== WHAT TO DO ==
Find each line containing the string "this" and return it.
┌─ RECORDS FOR PROCESSING
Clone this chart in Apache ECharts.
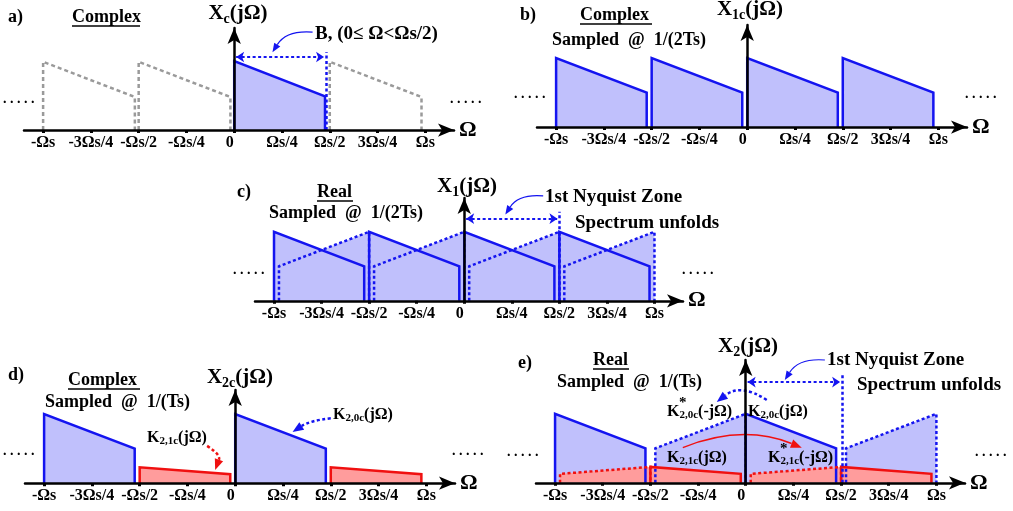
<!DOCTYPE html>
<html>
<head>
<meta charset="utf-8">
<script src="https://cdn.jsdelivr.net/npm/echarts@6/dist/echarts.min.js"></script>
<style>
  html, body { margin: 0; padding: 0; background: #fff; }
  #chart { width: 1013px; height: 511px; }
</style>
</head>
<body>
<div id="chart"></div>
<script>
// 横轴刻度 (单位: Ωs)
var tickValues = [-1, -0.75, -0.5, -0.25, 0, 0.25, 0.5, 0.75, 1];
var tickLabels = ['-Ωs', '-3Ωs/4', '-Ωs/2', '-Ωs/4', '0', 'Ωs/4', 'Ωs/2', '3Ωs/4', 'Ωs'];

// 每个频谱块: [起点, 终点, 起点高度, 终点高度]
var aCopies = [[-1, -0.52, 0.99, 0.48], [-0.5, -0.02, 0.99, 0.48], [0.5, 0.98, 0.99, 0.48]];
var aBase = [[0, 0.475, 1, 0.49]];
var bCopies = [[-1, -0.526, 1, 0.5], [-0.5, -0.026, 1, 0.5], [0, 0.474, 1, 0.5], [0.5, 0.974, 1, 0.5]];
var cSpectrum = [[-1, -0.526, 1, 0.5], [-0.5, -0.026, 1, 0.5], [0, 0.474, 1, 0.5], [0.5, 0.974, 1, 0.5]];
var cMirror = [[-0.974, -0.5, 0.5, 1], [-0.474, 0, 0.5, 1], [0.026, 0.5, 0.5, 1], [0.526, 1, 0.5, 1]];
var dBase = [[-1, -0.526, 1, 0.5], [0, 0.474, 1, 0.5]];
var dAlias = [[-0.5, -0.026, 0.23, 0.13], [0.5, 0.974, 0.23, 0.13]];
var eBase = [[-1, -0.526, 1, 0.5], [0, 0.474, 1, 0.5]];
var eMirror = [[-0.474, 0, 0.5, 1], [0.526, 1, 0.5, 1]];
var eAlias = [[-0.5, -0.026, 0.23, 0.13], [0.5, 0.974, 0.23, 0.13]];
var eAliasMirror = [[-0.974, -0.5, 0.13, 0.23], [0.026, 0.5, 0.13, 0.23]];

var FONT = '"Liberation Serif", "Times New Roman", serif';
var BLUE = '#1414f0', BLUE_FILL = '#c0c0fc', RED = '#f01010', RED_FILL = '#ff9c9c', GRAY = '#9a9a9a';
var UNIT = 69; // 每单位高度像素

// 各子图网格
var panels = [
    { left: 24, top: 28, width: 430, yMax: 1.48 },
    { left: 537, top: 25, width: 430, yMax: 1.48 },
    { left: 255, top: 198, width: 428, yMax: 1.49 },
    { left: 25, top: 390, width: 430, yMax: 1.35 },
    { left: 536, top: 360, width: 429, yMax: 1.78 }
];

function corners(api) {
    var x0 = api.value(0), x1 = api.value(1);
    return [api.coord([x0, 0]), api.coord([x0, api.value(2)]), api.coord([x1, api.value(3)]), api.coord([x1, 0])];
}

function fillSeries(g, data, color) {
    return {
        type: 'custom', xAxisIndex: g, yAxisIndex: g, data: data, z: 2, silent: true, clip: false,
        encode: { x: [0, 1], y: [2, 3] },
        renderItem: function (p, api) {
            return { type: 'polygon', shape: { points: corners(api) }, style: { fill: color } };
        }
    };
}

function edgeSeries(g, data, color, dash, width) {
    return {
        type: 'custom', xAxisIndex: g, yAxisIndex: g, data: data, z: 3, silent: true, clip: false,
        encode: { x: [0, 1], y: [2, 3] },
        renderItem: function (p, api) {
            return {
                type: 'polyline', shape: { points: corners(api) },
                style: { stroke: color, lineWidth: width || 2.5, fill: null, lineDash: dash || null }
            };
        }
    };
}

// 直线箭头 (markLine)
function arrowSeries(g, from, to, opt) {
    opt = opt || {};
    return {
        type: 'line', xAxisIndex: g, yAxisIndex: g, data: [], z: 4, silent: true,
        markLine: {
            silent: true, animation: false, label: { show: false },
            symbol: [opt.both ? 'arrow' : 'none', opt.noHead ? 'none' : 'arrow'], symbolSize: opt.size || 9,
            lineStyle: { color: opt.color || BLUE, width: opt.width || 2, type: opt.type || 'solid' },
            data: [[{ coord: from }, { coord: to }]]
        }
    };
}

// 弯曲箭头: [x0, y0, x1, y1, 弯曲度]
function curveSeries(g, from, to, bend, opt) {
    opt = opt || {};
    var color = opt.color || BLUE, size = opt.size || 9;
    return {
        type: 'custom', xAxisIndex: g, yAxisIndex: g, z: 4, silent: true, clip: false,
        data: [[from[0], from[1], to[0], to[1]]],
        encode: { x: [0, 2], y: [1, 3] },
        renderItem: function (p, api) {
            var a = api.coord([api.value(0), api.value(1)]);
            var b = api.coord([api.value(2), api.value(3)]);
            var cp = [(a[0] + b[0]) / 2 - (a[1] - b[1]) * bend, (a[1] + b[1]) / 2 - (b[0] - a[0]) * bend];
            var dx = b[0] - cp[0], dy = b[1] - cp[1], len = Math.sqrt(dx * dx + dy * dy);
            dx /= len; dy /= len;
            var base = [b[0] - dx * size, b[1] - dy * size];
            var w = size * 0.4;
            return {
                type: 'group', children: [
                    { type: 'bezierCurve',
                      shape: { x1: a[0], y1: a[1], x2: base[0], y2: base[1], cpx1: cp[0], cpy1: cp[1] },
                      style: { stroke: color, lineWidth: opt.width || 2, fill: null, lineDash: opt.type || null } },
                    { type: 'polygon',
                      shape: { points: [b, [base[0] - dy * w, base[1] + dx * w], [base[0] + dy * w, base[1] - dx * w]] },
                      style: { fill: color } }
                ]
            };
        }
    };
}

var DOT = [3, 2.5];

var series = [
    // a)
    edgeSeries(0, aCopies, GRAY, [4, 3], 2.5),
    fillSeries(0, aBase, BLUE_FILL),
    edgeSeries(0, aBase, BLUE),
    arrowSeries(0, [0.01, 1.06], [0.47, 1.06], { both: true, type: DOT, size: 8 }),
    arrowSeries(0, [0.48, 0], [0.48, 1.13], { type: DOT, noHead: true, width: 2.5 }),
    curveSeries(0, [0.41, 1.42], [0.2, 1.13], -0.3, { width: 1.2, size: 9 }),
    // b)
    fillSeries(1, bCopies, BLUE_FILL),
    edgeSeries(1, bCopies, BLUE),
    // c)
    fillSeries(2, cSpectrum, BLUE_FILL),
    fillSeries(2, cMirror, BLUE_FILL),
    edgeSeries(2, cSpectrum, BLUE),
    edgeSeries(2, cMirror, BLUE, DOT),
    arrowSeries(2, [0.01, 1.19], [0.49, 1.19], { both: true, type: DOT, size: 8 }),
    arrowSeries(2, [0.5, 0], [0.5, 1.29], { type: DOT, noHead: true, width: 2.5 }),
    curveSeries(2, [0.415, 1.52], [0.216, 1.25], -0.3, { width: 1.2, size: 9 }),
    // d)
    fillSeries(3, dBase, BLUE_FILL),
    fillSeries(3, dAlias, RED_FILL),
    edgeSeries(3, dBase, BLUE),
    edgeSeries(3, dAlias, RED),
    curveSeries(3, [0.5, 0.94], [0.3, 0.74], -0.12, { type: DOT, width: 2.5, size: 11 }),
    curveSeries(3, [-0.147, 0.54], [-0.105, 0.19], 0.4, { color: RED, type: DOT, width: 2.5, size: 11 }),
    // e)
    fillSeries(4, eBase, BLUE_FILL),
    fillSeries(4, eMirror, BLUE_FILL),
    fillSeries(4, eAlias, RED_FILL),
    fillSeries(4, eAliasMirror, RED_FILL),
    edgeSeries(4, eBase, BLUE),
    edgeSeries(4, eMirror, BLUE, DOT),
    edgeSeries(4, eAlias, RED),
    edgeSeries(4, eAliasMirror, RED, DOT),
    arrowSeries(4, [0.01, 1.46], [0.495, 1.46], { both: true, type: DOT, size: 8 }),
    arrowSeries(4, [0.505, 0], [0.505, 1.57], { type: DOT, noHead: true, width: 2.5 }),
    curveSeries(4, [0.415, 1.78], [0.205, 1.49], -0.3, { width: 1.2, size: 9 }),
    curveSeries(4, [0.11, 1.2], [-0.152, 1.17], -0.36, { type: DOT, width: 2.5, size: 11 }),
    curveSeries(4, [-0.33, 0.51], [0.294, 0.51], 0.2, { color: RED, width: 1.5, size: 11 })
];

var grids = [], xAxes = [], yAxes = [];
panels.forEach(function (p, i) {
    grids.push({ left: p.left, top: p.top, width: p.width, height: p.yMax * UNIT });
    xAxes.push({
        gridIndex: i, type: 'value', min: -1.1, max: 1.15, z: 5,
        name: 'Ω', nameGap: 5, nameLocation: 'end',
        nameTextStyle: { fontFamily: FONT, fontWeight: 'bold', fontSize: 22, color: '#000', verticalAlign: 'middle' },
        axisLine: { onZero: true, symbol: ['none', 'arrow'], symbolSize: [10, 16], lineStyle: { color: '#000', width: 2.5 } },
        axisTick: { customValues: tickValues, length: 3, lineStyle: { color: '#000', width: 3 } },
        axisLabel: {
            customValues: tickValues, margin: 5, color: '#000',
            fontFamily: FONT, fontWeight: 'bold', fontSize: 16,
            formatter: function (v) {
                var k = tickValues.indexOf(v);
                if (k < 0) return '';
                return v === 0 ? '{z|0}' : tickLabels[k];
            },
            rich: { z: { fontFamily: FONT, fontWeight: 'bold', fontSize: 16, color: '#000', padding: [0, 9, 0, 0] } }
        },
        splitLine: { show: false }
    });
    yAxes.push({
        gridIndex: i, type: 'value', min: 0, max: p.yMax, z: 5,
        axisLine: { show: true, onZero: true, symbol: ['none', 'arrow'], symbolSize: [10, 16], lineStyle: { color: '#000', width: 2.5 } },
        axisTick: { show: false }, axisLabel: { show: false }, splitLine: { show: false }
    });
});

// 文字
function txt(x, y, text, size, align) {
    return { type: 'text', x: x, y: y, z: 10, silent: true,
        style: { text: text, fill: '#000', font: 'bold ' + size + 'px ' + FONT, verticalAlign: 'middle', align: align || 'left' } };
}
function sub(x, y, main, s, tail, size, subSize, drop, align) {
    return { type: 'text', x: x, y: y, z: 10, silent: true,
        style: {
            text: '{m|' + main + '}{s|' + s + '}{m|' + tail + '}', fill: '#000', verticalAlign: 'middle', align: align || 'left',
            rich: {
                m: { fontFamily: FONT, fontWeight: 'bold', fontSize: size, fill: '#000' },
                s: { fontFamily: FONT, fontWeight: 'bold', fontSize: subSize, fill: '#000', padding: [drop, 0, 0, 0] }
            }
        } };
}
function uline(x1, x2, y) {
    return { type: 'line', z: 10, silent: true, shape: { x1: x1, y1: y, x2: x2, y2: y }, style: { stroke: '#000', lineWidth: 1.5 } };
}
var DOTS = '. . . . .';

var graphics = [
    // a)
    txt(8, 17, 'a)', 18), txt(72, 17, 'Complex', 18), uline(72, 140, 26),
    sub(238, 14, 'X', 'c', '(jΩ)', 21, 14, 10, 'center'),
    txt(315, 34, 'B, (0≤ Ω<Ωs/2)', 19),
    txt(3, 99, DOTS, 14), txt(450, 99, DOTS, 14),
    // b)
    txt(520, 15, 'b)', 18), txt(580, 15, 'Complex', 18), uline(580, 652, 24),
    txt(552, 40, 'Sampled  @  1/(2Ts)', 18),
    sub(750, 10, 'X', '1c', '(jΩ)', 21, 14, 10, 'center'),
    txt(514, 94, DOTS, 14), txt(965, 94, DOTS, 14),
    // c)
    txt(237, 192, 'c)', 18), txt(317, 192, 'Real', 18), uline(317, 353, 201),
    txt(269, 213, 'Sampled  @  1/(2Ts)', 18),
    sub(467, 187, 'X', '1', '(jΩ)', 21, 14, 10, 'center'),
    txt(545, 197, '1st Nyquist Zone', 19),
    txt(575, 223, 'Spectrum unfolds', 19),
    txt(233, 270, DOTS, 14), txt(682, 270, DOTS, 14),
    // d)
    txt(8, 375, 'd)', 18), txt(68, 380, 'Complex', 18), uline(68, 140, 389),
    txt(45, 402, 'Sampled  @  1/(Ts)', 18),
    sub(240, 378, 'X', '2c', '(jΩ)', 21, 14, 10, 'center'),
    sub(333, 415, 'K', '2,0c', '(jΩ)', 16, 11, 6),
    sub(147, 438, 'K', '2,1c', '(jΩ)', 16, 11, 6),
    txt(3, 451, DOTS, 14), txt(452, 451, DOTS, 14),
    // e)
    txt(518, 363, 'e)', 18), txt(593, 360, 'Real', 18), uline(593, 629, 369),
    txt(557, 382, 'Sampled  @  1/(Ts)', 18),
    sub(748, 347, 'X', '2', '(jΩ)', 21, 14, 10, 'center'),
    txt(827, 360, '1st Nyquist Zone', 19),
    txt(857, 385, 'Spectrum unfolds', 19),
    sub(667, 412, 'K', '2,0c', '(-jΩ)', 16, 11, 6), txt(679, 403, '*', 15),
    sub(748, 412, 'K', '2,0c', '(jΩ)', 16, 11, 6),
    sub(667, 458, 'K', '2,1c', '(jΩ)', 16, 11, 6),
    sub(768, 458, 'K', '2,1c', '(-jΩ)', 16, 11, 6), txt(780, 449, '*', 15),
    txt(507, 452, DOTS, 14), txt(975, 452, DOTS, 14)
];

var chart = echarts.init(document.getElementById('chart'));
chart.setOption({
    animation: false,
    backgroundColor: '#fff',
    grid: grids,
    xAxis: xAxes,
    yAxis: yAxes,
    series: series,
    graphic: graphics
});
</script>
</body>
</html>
└─
┌─ RECORDS FOR PROCESSING
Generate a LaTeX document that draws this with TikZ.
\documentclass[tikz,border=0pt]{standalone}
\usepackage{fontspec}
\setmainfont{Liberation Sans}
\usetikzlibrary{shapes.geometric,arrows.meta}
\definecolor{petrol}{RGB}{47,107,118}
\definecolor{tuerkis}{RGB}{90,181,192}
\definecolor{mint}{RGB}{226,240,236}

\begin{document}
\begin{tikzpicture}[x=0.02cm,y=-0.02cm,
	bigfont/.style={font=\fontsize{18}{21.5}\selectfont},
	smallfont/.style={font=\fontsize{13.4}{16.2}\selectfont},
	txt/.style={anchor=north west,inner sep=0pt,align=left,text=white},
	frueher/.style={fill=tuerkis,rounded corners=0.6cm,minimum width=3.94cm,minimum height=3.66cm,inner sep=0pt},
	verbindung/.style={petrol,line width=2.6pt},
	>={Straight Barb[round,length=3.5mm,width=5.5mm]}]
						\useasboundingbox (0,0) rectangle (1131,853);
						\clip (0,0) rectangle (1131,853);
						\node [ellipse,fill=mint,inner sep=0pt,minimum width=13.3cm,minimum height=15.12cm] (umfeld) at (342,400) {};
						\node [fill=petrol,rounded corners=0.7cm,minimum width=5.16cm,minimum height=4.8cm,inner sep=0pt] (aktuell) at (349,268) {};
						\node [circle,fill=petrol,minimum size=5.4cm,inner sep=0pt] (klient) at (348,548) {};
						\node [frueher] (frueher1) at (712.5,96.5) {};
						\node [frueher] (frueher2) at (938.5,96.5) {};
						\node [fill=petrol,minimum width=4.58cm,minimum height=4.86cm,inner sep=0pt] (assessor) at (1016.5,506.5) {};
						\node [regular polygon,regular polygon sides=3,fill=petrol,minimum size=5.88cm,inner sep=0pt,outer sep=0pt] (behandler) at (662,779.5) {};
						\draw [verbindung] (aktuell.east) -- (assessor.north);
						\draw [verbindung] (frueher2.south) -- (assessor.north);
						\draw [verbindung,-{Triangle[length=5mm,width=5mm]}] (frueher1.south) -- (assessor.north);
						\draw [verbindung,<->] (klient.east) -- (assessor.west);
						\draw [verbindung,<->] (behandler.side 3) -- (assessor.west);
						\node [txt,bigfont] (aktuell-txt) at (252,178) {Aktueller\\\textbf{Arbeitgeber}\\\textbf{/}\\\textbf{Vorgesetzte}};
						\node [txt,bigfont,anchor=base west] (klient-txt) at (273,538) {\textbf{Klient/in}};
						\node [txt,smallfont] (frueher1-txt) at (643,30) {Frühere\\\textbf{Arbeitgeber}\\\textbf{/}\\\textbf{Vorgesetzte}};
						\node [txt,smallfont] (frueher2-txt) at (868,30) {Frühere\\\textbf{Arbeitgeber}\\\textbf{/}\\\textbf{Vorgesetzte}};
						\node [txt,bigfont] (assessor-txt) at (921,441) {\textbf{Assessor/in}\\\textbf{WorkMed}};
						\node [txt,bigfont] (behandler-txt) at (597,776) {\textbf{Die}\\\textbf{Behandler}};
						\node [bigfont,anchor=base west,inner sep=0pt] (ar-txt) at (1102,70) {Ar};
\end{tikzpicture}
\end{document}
└─
== COMPLETE OUTPUT ==
Clone this chart in Apache ECharts.
Generate a LaTeX document that draws this with TikZ.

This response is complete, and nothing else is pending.